■ **TASK INSTRUCTIONS**: Check each line of the data below for the word "this", then extract the ones that have it.

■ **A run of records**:

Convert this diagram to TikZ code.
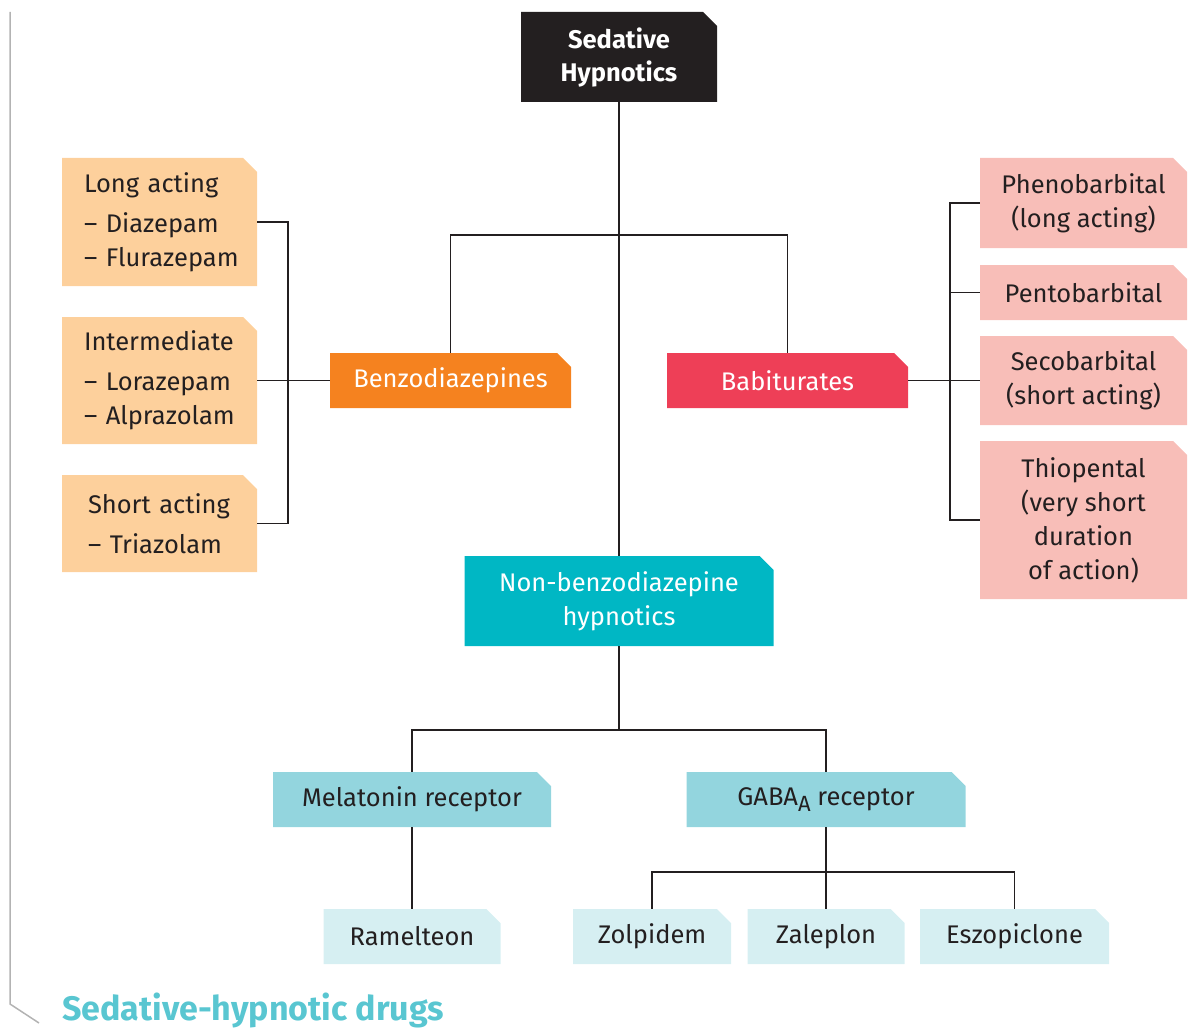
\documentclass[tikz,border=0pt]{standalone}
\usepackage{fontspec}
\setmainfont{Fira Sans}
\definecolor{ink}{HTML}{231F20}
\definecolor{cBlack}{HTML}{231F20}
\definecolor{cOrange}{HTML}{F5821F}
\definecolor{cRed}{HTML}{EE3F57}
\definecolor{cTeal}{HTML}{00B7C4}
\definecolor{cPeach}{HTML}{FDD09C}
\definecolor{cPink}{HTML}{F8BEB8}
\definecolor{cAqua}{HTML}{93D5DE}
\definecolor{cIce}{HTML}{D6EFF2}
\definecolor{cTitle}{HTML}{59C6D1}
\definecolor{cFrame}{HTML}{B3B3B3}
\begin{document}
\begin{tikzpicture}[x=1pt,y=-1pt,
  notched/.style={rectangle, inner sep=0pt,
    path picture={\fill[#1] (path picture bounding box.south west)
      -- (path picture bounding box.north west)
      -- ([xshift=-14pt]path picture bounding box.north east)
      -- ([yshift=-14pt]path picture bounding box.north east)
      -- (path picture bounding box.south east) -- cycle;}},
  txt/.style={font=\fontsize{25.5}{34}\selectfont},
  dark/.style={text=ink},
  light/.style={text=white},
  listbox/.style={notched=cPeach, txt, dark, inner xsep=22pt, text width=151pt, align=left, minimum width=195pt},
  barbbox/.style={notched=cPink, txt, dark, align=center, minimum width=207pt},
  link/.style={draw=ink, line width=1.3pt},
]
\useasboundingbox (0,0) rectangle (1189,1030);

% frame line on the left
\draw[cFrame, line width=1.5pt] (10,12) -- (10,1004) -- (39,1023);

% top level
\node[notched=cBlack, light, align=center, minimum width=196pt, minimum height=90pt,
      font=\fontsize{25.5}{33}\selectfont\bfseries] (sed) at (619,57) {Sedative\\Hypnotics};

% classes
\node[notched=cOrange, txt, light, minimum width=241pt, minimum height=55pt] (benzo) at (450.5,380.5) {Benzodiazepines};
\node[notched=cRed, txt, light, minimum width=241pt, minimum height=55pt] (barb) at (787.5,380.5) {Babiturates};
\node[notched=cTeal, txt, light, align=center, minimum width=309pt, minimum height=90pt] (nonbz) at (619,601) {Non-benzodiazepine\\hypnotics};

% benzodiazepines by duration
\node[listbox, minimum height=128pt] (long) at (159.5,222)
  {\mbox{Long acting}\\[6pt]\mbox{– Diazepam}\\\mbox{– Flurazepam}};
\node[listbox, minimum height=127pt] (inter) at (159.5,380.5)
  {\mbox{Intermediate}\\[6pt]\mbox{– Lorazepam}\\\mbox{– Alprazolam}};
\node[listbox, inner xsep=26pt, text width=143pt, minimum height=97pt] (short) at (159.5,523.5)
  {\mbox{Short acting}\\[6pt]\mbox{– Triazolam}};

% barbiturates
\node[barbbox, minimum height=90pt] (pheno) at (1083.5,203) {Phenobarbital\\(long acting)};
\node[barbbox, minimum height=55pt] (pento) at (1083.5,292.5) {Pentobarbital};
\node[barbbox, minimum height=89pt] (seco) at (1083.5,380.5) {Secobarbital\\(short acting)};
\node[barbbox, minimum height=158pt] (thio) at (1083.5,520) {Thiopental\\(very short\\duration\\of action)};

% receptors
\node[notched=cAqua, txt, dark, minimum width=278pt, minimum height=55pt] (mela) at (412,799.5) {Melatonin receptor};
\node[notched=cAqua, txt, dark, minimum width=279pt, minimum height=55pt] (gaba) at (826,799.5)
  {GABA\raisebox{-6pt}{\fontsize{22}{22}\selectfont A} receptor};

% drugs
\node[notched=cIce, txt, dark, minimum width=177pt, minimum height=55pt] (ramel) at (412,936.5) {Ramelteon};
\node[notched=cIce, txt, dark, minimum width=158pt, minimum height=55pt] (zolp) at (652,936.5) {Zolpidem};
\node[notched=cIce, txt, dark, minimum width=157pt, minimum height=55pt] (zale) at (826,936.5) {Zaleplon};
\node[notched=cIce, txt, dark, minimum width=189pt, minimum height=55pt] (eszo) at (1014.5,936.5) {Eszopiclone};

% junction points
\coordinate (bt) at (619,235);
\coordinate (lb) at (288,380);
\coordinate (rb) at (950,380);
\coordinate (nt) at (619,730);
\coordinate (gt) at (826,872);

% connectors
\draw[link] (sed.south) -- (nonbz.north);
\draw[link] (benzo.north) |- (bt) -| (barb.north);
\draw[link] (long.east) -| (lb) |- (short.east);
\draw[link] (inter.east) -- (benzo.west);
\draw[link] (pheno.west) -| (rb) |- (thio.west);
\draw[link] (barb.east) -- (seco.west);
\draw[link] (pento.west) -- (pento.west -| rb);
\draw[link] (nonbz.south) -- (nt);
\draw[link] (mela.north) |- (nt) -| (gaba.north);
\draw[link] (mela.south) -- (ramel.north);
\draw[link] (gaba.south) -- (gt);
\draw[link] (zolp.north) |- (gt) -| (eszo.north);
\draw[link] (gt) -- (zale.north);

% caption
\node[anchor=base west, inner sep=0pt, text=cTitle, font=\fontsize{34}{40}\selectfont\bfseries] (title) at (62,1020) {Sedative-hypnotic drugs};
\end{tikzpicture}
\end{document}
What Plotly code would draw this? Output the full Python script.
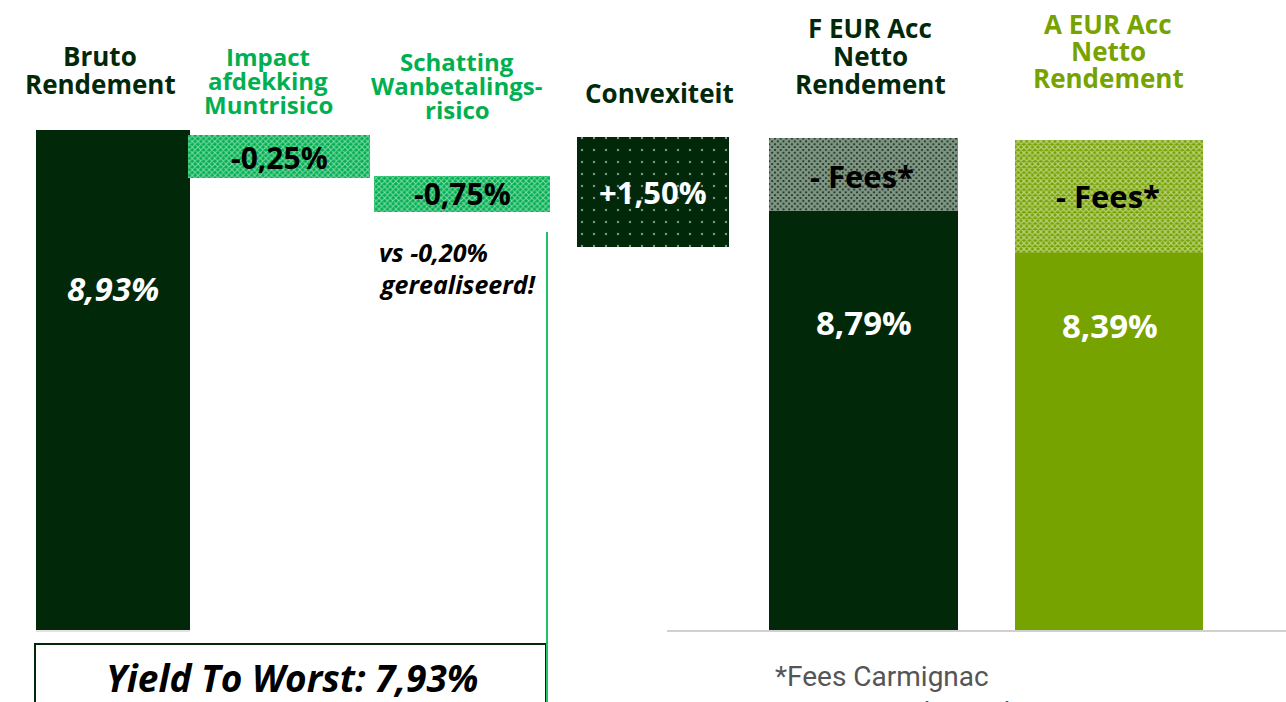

■ **RESULT OF THE EXERCISE**:
Convert this diagram to TikZ code.
What Plotly code would draw this? Output the full Python script.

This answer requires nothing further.